▶ Given information

┄┄┄┄┄┄┄┄┄┄

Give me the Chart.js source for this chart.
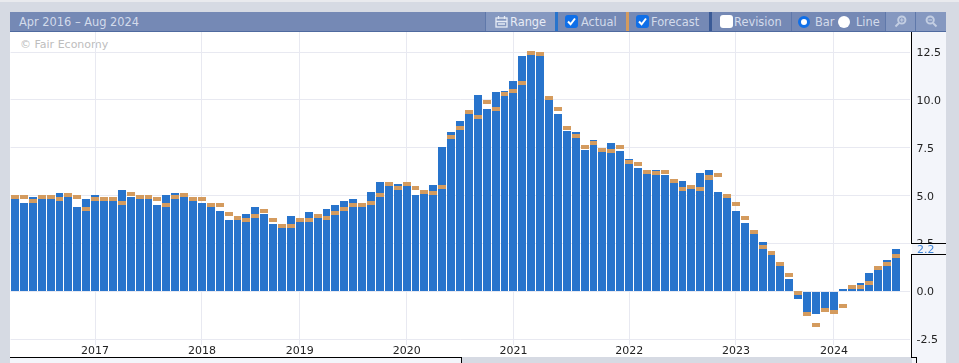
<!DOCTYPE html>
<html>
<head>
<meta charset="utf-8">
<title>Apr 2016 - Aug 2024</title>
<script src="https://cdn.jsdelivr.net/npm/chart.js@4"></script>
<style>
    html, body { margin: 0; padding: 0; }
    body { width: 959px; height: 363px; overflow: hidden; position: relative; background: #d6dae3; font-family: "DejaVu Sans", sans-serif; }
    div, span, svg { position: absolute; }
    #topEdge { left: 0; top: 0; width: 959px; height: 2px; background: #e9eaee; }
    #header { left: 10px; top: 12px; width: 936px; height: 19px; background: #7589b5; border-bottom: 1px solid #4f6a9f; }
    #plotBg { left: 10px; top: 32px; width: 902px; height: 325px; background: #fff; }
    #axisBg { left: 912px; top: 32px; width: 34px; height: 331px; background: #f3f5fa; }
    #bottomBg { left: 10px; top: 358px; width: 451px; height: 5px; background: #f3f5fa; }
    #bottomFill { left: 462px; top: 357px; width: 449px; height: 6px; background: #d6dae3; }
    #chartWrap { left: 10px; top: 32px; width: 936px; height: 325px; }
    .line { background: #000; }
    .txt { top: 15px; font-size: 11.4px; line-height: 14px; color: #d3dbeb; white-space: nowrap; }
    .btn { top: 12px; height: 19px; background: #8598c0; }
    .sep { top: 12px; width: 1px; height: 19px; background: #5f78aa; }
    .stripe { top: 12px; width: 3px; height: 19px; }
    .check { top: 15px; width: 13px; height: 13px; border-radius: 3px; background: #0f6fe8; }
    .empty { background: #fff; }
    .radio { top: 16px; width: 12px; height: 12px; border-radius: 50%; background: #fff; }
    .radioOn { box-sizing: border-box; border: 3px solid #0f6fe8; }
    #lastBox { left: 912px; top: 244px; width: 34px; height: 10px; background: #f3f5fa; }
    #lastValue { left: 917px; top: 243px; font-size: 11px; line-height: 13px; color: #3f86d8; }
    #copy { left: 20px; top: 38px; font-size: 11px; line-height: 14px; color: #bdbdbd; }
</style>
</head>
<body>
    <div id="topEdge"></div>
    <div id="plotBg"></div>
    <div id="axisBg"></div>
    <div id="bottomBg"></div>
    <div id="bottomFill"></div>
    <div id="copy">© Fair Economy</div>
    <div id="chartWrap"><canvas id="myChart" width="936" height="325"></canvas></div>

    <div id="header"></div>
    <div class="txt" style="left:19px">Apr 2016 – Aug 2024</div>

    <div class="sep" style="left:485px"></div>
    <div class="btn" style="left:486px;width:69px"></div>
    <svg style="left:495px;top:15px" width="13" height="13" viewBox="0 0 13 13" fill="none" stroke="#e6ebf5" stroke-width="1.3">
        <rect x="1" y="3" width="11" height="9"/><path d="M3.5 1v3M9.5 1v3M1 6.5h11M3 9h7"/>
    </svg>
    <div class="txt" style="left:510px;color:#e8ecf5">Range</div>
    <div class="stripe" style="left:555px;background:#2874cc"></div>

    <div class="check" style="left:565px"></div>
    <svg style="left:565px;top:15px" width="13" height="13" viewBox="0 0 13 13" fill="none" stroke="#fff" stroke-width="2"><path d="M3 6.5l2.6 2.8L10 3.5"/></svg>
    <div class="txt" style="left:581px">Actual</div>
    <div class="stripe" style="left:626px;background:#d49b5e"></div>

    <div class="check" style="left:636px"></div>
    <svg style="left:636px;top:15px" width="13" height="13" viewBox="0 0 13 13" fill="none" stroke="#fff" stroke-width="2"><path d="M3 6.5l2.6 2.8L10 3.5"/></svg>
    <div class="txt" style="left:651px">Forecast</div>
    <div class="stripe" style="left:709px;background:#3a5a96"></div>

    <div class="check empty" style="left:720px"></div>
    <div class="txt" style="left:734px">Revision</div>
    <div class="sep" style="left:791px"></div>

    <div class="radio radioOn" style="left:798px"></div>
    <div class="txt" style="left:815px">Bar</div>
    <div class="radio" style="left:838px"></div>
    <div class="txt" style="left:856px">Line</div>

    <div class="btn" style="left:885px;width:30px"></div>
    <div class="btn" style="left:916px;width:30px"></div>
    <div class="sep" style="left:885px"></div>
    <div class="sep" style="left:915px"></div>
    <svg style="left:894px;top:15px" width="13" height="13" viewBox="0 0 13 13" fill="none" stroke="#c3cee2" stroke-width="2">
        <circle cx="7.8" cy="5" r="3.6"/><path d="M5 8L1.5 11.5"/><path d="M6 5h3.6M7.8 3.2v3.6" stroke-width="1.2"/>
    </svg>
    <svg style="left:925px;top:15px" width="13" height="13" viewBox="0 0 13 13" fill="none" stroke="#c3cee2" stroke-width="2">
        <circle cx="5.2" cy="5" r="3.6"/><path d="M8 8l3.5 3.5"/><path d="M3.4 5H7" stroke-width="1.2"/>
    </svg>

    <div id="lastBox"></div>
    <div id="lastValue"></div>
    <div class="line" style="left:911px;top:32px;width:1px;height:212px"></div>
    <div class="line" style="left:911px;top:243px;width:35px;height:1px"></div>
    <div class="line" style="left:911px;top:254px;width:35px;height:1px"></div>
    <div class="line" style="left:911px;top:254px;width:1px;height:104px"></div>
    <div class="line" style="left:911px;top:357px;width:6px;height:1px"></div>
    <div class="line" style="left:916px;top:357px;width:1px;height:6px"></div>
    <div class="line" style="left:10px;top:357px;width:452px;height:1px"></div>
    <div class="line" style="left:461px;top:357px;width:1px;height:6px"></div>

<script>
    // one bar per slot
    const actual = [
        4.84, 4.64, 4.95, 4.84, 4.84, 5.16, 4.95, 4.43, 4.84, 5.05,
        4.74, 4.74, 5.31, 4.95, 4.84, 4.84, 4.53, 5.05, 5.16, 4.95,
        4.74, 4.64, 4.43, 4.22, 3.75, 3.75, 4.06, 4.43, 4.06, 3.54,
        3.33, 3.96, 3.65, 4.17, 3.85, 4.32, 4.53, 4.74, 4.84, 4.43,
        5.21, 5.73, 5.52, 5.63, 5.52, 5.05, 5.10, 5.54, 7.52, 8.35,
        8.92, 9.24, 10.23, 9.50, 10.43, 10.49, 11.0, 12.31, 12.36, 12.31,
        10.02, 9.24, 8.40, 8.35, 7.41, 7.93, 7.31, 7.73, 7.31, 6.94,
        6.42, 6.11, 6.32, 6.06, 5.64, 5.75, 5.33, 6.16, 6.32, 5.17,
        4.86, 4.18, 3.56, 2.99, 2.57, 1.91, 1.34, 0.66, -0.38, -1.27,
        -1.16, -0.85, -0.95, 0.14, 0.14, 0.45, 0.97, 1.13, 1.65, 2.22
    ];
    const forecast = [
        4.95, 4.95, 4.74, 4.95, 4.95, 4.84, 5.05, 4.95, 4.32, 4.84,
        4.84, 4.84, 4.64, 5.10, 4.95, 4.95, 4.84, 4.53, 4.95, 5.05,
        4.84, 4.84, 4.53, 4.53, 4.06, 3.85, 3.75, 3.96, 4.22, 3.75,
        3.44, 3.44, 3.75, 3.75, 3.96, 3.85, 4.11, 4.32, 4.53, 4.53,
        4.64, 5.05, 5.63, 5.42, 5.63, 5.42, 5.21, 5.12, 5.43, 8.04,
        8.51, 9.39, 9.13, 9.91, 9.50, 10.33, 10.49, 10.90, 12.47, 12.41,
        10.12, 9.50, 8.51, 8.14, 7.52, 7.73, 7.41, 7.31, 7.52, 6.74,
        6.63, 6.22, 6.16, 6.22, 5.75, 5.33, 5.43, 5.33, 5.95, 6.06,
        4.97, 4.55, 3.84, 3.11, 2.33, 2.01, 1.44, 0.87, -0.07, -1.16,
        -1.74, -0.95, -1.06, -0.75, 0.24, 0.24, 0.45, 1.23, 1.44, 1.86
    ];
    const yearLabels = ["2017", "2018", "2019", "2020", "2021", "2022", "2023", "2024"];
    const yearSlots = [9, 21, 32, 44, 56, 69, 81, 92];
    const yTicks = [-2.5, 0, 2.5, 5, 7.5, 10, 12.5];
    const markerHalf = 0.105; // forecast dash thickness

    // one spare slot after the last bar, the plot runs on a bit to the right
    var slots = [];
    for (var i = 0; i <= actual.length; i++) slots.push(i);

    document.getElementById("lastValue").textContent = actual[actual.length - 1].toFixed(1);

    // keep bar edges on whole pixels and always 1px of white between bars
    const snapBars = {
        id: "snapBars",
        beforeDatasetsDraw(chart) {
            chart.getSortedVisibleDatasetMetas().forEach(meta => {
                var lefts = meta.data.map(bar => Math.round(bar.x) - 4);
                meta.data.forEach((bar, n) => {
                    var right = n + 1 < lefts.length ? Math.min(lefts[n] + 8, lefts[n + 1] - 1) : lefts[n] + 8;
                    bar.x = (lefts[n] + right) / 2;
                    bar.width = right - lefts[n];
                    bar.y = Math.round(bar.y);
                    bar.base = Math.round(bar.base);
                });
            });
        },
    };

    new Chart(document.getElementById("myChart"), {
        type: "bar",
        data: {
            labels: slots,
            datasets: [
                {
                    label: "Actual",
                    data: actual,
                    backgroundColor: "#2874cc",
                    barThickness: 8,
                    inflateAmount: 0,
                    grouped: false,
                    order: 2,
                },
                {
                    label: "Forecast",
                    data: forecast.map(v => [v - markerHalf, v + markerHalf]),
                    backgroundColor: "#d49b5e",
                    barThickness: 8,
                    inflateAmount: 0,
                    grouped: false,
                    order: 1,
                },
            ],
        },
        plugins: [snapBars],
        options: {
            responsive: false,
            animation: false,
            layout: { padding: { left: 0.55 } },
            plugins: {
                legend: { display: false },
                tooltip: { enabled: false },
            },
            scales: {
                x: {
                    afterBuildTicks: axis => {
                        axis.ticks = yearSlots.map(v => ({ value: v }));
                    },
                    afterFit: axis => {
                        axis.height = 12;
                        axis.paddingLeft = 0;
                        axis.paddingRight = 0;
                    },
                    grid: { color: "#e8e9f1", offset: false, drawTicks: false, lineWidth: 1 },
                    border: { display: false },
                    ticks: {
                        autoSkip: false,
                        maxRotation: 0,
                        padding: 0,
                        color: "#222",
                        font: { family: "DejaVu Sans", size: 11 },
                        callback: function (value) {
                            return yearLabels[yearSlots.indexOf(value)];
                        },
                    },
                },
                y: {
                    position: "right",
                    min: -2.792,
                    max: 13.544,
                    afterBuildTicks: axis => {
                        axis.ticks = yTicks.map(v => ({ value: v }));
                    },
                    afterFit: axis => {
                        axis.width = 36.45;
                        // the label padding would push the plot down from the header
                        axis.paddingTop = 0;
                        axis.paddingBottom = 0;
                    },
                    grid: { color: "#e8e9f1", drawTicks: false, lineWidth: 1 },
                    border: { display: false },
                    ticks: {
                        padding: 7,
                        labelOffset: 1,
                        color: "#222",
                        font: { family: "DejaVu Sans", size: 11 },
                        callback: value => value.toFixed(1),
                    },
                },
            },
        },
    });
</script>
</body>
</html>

┄┄┄┄┄┄┄┄┄┄

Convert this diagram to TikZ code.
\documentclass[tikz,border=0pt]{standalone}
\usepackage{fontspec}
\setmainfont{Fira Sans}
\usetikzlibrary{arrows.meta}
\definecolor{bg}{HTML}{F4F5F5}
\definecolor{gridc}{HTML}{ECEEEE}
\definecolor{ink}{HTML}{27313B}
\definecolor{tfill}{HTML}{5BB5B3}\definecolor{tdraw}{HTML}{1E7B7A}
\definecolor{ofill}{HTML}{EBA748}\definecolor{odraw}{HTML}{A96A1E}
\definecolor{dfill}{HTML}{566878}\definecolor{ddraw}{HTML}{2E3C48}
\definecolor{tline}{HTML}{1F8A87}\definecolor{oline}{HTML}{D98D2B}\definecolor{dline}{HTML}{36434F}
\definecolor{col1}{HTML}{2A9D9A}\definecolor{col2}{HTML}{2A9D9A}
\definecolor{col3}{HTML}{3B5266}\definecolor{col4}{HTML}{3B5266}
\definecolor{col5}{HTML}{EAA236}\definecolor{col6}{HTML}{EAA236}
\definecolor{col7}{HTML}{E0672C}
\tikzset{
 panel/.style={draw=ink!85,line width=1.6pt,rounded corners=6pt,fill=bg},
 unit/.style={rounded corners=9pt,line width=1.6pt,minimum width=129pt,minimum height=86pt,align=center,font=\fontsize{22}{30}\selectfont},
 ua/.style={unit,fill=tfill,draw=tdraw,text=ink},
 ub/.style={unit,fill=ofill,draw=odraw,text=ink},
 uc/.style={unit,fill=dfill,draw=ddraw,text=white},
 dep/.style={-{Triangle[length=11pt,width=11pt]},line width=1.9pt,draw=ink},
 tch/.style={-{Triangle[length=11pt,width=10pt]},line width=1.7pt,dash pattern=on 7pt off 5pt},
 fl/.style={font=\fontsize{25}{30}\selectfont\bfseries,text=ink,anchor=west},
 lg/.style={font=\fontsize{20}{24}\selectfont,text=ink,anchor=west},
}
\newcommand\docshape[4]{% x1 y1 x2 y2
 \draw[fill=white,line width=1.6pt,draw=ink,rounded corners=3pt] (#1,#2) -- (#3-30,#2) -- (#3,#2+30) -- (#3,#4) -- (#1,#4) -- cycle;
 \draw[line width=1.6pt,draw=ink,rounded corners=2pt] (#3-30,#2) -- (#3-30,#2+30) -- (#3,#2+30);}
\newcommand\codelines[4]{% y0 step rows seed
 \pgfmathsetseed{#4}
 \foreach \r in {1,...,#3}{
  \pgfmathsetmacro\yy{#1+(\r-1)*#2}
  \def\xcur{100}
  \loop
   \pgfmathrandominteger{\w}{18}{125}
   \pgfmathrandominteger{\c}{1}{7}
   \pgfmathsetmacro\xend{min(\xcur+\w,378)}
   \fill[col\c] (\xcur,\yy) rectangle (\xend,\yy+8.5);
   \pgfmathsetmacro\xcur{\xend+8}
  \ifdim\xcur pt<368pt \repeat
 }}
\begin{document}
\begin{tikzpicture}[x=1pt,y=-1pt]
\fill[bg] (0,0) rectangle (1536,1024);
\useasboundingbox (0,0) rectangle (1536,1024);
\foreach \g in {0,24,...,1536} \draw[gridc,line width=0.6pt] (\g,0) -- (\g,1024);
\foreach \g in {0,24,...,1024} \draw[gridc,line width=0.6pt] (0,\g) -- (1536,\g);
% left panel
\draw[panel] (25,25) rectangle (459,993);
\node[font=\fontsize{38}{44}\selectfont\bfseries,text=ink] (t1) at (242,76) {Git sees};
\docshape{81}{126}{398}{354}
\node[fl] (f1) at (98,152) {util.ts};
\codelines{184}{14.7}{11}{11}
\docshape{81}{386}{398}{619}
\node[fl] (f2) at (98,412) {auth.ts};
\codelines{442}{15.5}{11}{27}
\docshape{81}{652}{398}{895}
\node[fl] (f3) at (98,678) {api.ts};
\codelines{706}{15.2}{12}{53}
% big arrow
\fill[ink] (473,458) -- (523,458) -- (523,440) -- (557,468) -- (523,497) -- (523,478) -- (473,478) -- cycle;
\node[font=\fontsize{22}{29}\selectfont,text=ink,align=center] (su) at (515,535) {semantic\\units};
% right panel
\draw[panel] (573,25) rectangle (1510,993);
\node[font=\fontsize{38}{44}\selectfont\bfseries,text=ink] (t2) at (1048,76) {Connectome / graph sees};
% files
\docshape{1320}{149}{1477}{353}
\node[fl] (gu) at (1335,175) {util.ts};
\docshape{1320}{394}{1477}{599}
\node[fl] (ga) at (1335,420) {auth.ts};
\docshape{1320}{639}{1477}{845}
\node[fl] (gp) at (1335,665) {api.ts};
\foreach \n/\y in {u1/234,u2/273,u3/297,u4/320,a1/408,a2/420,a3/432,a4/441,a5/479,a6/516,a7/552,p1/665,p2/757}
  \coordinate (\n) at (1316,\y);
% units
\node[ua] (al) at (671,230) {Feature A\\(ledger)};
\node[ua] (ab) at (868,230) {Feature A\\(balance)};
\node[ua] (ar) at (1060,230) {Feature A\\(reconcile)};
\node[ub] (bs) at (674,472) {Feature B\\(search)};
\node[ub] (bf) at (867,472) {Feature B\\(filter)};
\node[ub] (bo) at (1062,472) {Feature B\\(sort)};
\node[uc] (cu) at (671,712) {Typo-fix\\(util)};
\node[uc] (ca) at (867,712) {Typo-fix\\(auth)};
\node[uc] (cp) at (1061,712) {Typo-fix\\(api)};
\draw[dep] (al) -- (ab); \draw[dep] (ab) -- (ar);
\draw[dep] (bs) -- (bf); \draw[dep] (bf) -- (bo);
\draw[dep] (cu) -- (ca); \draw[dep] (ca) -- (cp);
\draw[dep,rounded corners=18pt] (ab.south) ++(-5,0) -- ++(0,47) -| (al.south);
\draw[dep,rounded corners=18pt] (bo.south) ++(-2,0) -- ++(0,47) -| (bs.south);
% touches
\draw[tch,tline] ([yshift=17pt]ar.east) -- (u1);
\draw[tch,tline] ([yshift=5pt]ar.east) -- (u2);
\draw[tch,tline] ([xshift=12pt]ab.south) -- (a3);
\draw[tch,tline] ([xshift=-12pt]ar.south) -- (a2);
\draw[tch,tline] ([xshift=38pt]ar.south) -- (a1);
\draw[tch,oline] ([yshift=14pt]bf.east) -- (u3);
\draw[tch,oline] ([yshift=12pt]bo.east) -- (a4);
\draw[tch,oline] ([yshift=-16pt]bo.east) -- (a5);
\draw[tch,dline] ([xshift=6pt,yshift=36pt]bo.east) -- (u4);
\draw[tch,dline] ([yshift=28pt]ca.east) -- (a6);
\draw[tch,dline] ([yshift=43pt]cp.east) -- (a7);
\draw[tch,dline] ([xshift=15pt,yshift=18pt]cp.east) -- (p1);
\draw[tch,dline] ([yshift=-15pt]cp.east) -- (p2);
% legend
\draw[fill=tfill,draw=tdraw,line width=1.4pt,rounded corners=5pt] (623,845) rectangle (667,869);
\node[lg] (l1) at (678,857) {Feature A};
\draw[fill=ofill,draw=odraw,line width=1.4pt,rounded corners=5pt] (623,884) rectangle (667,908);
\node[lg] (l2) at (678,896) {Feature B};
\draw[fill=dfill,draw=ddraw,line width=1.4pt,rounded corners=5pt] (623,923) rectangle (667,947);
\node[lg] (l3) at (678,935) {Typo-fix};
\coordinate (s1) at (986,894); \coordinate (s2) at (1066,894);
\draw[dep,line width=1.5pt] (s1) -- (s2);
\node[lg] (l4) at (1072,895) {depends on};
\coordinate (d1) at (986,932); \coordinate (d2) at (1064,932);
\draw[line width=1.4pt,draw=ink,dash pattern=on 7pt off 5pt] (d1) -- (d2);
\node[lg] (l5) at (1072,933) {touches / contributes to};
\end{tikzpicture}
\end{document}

┄┄┄┄┄┄┄┄┄┄

▶ Task objective
How many lines of these entries contain "this"? Answer with the number and nothing else.

▶ Task output
2